Karan Babbar (pictured at right with his field research team) is currently enrolled in a Master’s program in Sociology at the South Asian University in Dehli. Of the program he shares,

“The South Asian University is a new university in India. It was established very recently in 2010. It is a South Asian Association for Regional Cooperation (SAARC) project with investment from all the SAARC nations. The focus of this university is to promote South Asian studies in a ‘South Asian’ context. Since many of the South Asian studies departments are either in foreign universities or in Indian universities, this university provides a common ground between them. Scholars that are located within the region can then study the region together.
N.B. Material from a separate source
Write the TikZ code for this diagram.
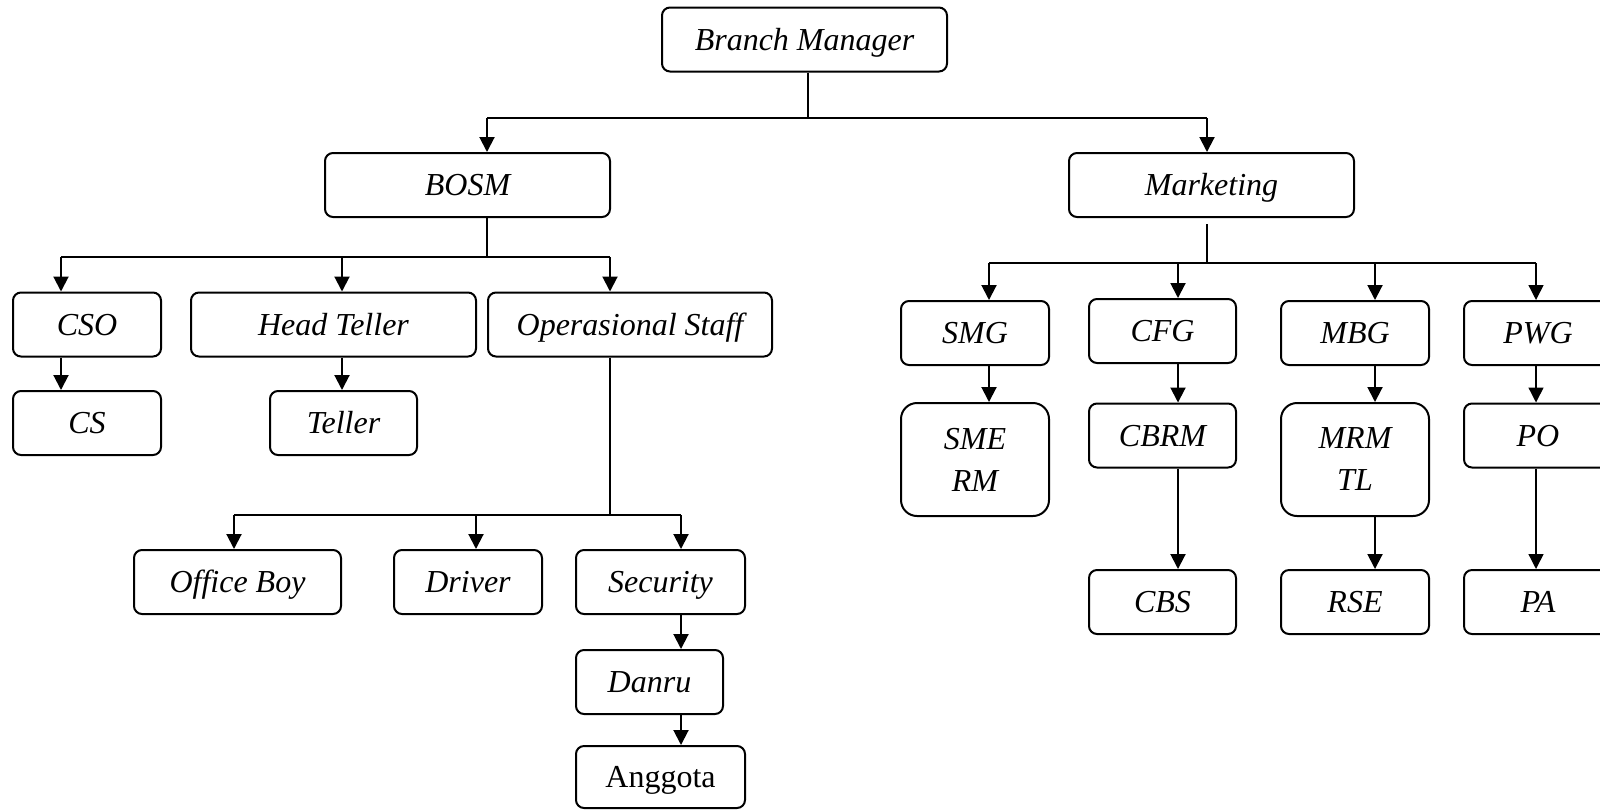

It is a great study experience because since we are very new, any dissertation by a student is also considered to be an integral part of studying the local regions. So if I do a study it is used by my professors to further develop the knowledge base of the region. The students here are from all the SAARC nations and luckily in my batch I have a good balance of students. So I get to hear all perspectives and traditions that I never knew about. For example I never knew about the barter system still being followed in Afghanistan on a regular basis at the local level. My study is on (work in progress) the factors affecting women’s education in an urban environment. So I will be conducting field interviews of women who have dropped out of schools and try to analyse the major cause for them to drop out. I am doing this in part to critique the frame in which the NGOs present their findings, that is, they link everything to economic factors so that they can ask for more money. This gives an obscured picture of what is actually happening. My hypothesis is that familial factors, which would include things like traditions and mind set of the family towards the females, are stronger influences than just economic alone.”